Getting a new kitten is so exciting and fun, but it’s also a lot of work. Starting on the right foot is the key to a long happy relationship with your new best friend. The key to raising a kitten is starting early and staying consistent with your techniques. This week Dr. Anna Coffin will discuss how to feed your kitten.
What to feed your kitten:
There are a lot of choices when it comes to cat food, and it can be confusing when it comes to picking the right food for your kitten. Consult your veterinarian if you need help, but here are a few tips when choosing a kitten food:
• Stay away from pet food with colored kibble. The coloring is there to make the food look appetizing to you. Your cat could become allergic to the food coloring dye.

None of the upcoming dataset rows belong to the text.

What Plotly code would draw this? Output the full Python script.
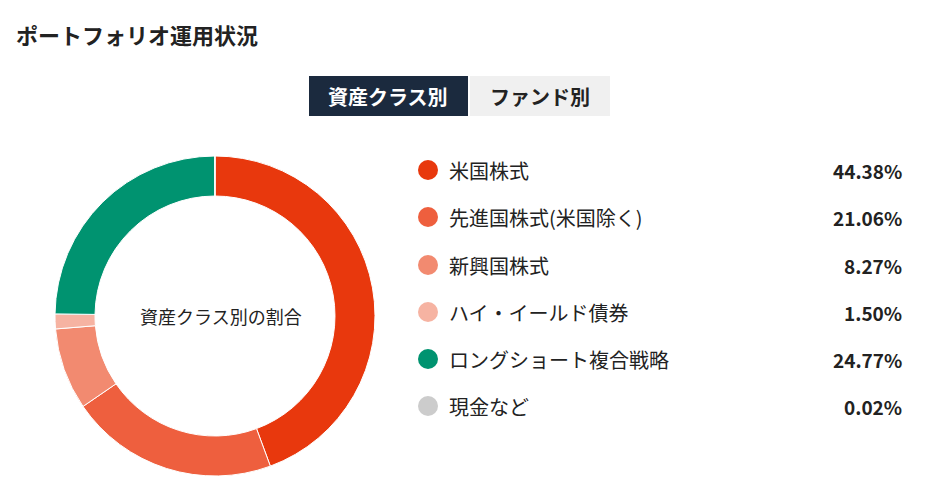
import plotly.graph_objects as go

W, H = 943, 497
labels = ["米国株式", "先進国株式(米国除く)", "新興国株式", "ハイ・イールド債券", "ロングショート複合戦略", "現金など"]
values = [44.38, 21.06, 8.27, 1.50, 24.77, 0.02]
colors = ["#E8380D", "#EE5F3E", "#F28A70", "#F6B3A2", "#009370", "#CCCCCC"]
FONT = "Noto Sans CJK JP"
OFF = 8  # page offset compensation

def px(x):
    return (x - OFF) / W

def py(y):
    return 1 - (y - OFF) / H

fig = go.Figure(go.Pie(
    labels=labels, values=values, hole=0.75, sort=False,
    direction="clockwise", rotation=0,
    marker=dict(colors=colors, line=dict(color="white", width=1)),
    textinfo="none", hoverinfo="label+percent", showlegend=False,
    domain=dict(x=[px(55), px(375)], y=[py(476), py(156)]),
))

shapes = [
    dict(type="rect", xref="paper", yref="paper", x0=px(309), x1=px(468), y0=py(116), y1=py(76),
         fillcolor="#1B2A3E", line=dict(width=0), layer="below"),
    dict(type="rect", xref="paper", yref="paper", x0=px(470), x1=px(610), y0=py(116), y1=py(76),
         fillcolor="#F0F0F0", line=dict(width=0), layer="below"),
]
annotations = [
    dict(text="<b>ポートフォリオ運用状況</b>", x=px(14), y=py(34), xanchor="left", yanchor="middle",
         font=dict(size=22, color="#222")),
    dict(text="<b>資産クラス別</b>", x=px(388), y=py(96), xanchor="center", yanchor="middle",
         font=dict(size=20, color="white")),
    dict(text="<b>ファンド別</b>", x=px(540), y=py(96), xanchor="center", yanchor="middle",
         font=dict(size=20, color="#222")),
    dict(text="資産クラス別の割合", x=px(221), y=py(316), xanchor="center", yanchor="middle",
         font=dict(size=18, color="#222")),
]
row_y = [170, 217, 265, 312, 359, 406]
for lab, val, col, y in zip(labels, values, colors, row_y):
    shapes.append(dict(type="circle", xref="paper", yref="paper",
                       x0=px(418), x1=px(438), y0=py(y + 10), y1=py(y - 10),
                       fillcolor=col, line=dict(width=0)))
    annotations.append(dict(text=lab, x=px(447), y=py(y), xanchor="left", yanchor="middle",
                            font=dict(size=20, color="#222")))
    annotations.append(dict(text=f"<b>{val:.2f}%</b>", x=px(904), y=py(y), xanchor="right",
                            yanchor="middle", font=dict(size=19, color="#222")))
for a in annotations:
    a.update(xref="paper", yref="paper", showarrow=False)

fig.update_layout(
    width=W, height=H, margin=dict(l=0, r=0, t=0, b=0),
    paper_bgcolor="white", plot_bgcolor="white",
    font=dict(family=FONT), shapes=shapes, annotations=annotations,
)
fig.write_html("out.html")
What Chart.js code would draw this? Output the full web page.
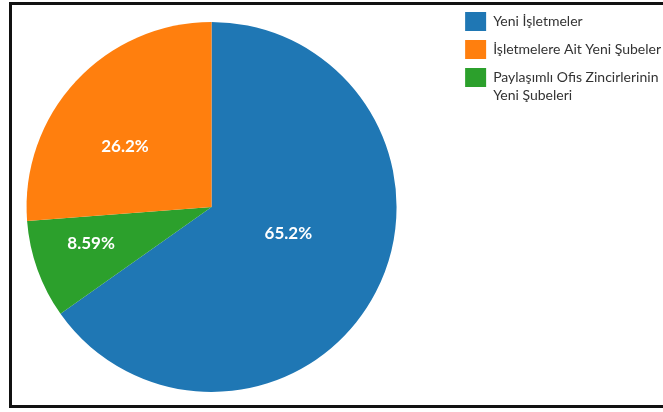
<!DOCTYPE html>
<html>
<head>
<meta charset="utf-8">
<script src="https://cdn.jsdelivr.net/npm/chart.js@4"></script>
<style>
html, body { margin: 0; padding: 0; background: #fff; overflow: hidden; width: 663px; height: 412px; }
#wrap { position: absolute; left: 0; top: 0; width: 663px; height: 412px; overflow: hidden; }
#frame { position: absolute; left: 9px; top: 2px; width: 720px; height: 406px; border: 3px solid #111; box-sizing: border-box; }
#c { position: absolute; left: -33px; top: 0; }
</style>
</head>
<body>
<div id="wrap"><div id="frame"></div><canvas id="c"></canvas></div>
<script>
// ---- data (legend order) ----
const categories = ['Yeni İşletmeler', 'İşletmelere Ait Yeni Şubeler', 'Paylaşımlı Ofis Zincirlerinin Yeni Şubeleri'];
const legendText = [['Yeni İşletmeler'], ['İşletmelere Ait Yeni Şubeler'], ['Paylaşımlı Ofis Zincirlerinin', 'Yeni Şubeleri']];
const values = [65.2, 26.2, 8.59];
const colors = ['#1f77b4', '#ff7f0e', '#2ca02c'];
// order of slices clockwise from 12 o'clock
const drawOrder = [0, 2, 1];

// ---- label placement styling ----
const labelAngleOffset = [-8, -8, 3];
const labelRadius = [0.44, 0.57, 0.68];

const legendFont = { family: 'Lato', size: 14, lineHeight: 1.3 };
const boxW = 21, boxH = 19, legPad = 9;
const chartAreaW = 489;

// measure legend width the same way Chart.js does
const mctx = document.createElement('canvas').getContext('2d');
mctx.font = legendFont.size + 'px ' + legendFont.family;
let maxItemW = 0;
legendText.forEach(t => {
  const longest = t.reduce((a, b) => a.length > b.length ? a : b);
  maxItemW = Math.max(maxItemW, boxW + legendFont.size / 2 + mctx.measureText(longest).width);
});
const legendW = legPad + maxItemW + 10;

const canvas = document.getElementById('c');
canvas.width = Math.ceil(chartAreaW + legendW);
canvas.height = 412;
canvas.style.width = canvas.width + 'px';
canvas.style.height = '412px';

const total = values.reduce((a, b) => a + b, 0);

const labelPlugin = {
  id: 'sliceLabels',
  afterDatasetsDraw(chart) {
    const meta = chart.getDatasetMeta(0);
    const ctx = chart.ctx;
    ctx.save();
    ctx.font = 'bold 17px Lato';
    ctx.fillStyle = '#ffffff';
    ctx.textAlign = 'center';
    ctx.textBaseline = 'middle';
    meta.data.forEach((arc, k) => {
      const ci = drawOrder[k];
      const p = arc.getProps(['x', 'y', 'startAngle', 'endAngle', 'outerRadius'], true);
      const a = (p.startAngle + p.endAngle) / 2 + labelAngleOffset[ci] * Math.PI / 180;
      const r = p.outerRadius * labelRadius[ci];
      const txt = (values[ci] / total * 100).toPrecision(3) + '%';
      ctx.fillText(txt, p.x + Math.cos(a) * r, p.y + Math.sin(a) * r);
    });
    ctx.restore();
  }
};

new Chart(canvas, {
  type: 'pie',
  data: {
    labels: drawOrder.map(i => categories[i]),
    datasets: [{
      data: drawOrder.map(i => values[i]),
      backgroundColor: drawOrder.map(i => colors[i]),
      borderWidth: 0,
      radius: 185
    }]
  },
  options: {
    responsive: false,
    animation: false,
    events: [],
    layout: { padding: { top: 3, bottom: 1, left: 0, right: 0 } },
    plugins: {
      tooltip: { enabled: false },
      legend: {
        position: 'right',
        align: 'start',
        labels: {
          boxWidth: boxW,
          boxHeight: boxH,
          padding: legPad,
          color: '#333',
          font: legendFont,
          generateLabels(chart) {
            const items = Chart.overrides.doughnut.plugins.legend.labels.generateLabels(chart);
            items.forEach(it => {
              const t = legendText[drawOrder[it.index]];
              it.text = t.length > 1 ? t : t[0];
              it.lineWidth = 0;
            });
            return items;
          },
          sort: (a, b) => drawOrder[a.index] - drawOrder[b.index]
        }
      }
    }
  },
  plugins: [labelPlugin]
});
</script>
</body>
</html>
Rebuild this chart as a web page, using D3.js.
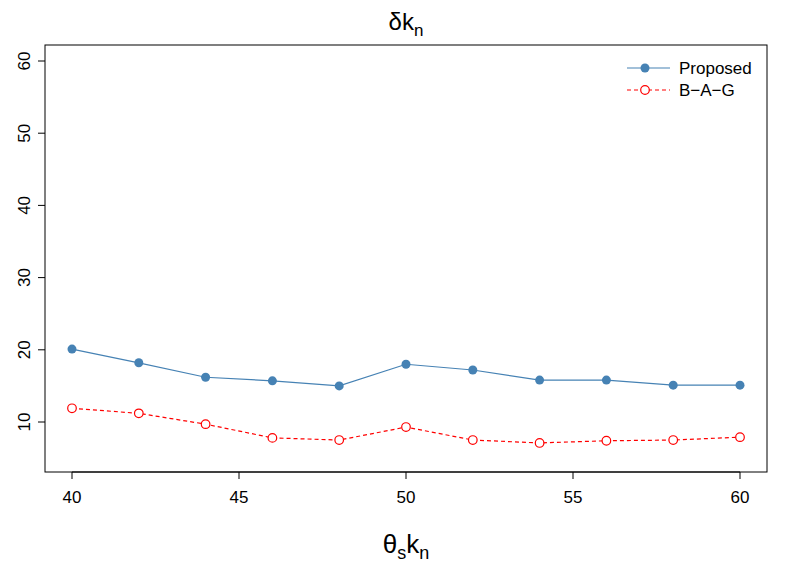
<!DOCTYPE html>
<html><head><meta charset="utf-8">
<script src="https://cdn.jsdelivr.net/npm/d3@7"></script>
<style>body{margin:0;background:#fff}text{font-family:"Liberation Sans",Arial,sans-serif}</style>
</head><body><svg id="c" width="789" height="564"></svg>
<script>
const xs = [40, 42, 44, 46, 48, 50, 52, 54, 56, 58, 60];
const proposed = [20.1, 18.2, 16.2, 15.7, 15.0, 18.0, 17.2, 15.8, 15.8, 15.1, 15.1];
const bag = [11.9, 11.2, 9.7, 7.8, 7.5, 9.3, 7.5, 7.1, 7.4, 7.5, 7.9];
const xTicks = [40, 45, 50, 55, 60];
const yTicks = [10, 20, 30, 40, 50, 60];

const svg = d3.select("#c");
const L = 45, R = 767, T = 45, B = 472;
const x = d3.scaleLinear().domain([40, 60]).range([72, 740]);
const y = d3.scaleLinear().domain([10, 60]).range([422, 61]);

svg.append("rect").attr("x", L).attr("y", T).attr("width", R - L).attr("height", B - T)
  .attr("fill", "none").attr("stroke", "#000");

// x axis
const gx = svg.append("g");
xTicks.forEach(t => {
  gx.append("line").attr("x1", x(t)).attr("x2", x(t)).attr("y1", B).attr("y2", B + 7).attr("stroke", "#000");
  gx.append("text").attr("x", x(t)).attr("y", B + 31).attr("text-anchor", "middle").attr("font-size", 17).text(t);
});
gx.append("line").attr("x1", x(40)).attr("x2", x(60)).attr("y1", B).attr("y2", B).attr("stroke", "#000");

// y axis
yTicks.forEach(t => {
  svg.append("line").attr("x1", L - 7).attr("x2", L).attr("y1", y(t)).attr("y2", y(t)).attr("stroke", "#000");
  svg.append("text").attr("transform", `translate(${L - 15},${y(t)}) rotate(-90)`)
    .attr("text-anchor", "middle").attr("font-size", 17).text(t);
});

// titles
svg.append("text").attr("x", 406).attr("y", 30).attr("text-anchor", "middle").attr("font-size", 24)
  .html('δk<tspan font-size="17" dy="6">n</tspan>');
svg.append("text").attr("x", 406).attr("y", 553).attr("text-anchor", "middle").attr("font-size", 26)
  .html('θ<tspan font-size="18" dy="6">s</tspan><tspan dy="-6">k</tspan><tspan font-size="18" dy="6">n</tspan>');

const line = d3.line().x((d, i) => x(xs[i])).y(d => y(d));
svg.append("path").datum(proposed).attr("d", line).attr("fill", "none").attr("stroke", "steelblue").attr("stroke-width", 1.2);
svg.selectAll(".p").data(proposed).enter().append("circle")
  .attr("cx", (d, i) => x(xs[i])).attr("cy", d => y(d)).attr("r", 4.5).attr("fill", "steelblue");
svg.append("path").datum(bag).attr("d", line).attr("fill", "none").attr("stroke", "red")
  .attr("stroke-width", 1.2).attr("stroke-dasharray", "4 3");
svg.selectAll(".b").data(bag).enter().append("circle")
  .attr("cx", (d, i) => x(xs[i])).attr("cy", d => y(d)).attr("r", 4.3).attr("fill", "#fff")
  .attr("stroke", "red").attr("stroke-width", 1.2);

// legend
const lg = svg.append("g");
lg.append("line").attr("x1", 627).attr("x2", 670).attr("y1", 68).attr("y2", 68).attr("stroke", "steelblue").attr("stroke-width", 1.2);
lg.append("circle").attr("cx", 645).attr("cy", 68).attr("r", 4.5).attr("fill", "steelblue");
lg.append("text").attr("x", 679).attr("y", 74).attr("font-size", 17).text("Proposed");
lg.append("line").attr("x1", 627).attr("x2", 670).attr("y1", 90).attr("y2", 90).attr("stroke", "red").attr("stroke-width", 1.2).attr("stroke-dasharray", "4 3");
lg.append("circle").attr("cx", 645).attr("cy", 90).attr("r", 4.3).attr("fill", "#fff").attr("stroke", "red").attr("stroke-width", 1.2);
lg.append("text").attr("x", 679).attr("y", 96).attr("font-size", 17).text("B\u2212A\u2212G");
</script></body></html>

• Feed a pet food that is specifically for growing kittens.
• Buy the highest quality kitten food you can afford. Higher quality food has fewer fillers and more digestible ingredients which means less poop coming from your kitten. For example, Purina’s lowest quality food is Purina Kitten Chow, their mid-range food is Purine ONE, and their top of the line food is Purina Pro Plan.
• Feed a combination of dry and canned food. It’s important to give your cat a variety to prevent a finicky eater when they are ill.
Tips on how to feed your kitten:
• Take your cat’s whiskers into consideration when choosing a food bowl. Shallow bowls or even a plate will allow your cat to grab its food without interfering with its whiskers.
• All cat foods have a feeding chart somewhere on the bag. The chart for feeding your kitten is based on the kitten’s weight and its age. As the kitten ages, the amount you feed will increase. The amount recommended is how much you should feed your kitten daily so divide into two or three feedings.
• Measure out your kitten’s food with a measuring cup to prevent obesity.
• Kittens can develop strong taste and texture preferences as early as six months. Therefore, to prevent problems later, it is important to offer a variety of dry and moist food. I recommend varying their diet several times a week for their entire life. If your cat becomes ill or you need to switch to a prescription diet later in their life, it will be easier to transition your cat to the new food.
• Transition to adult cat food around 10-12 months of age. Re-evaluate the amount you are feeding based on the cat’s weight and the feeding guide on the bag. Adult cats don’t need as much food because they are no longer growing.
Kittens need a series of vaccines at 8, 12, and 16 weeks of age. During your visit, we will discuss litter box care, play aggression and scratching to help you develop a bond with your cat.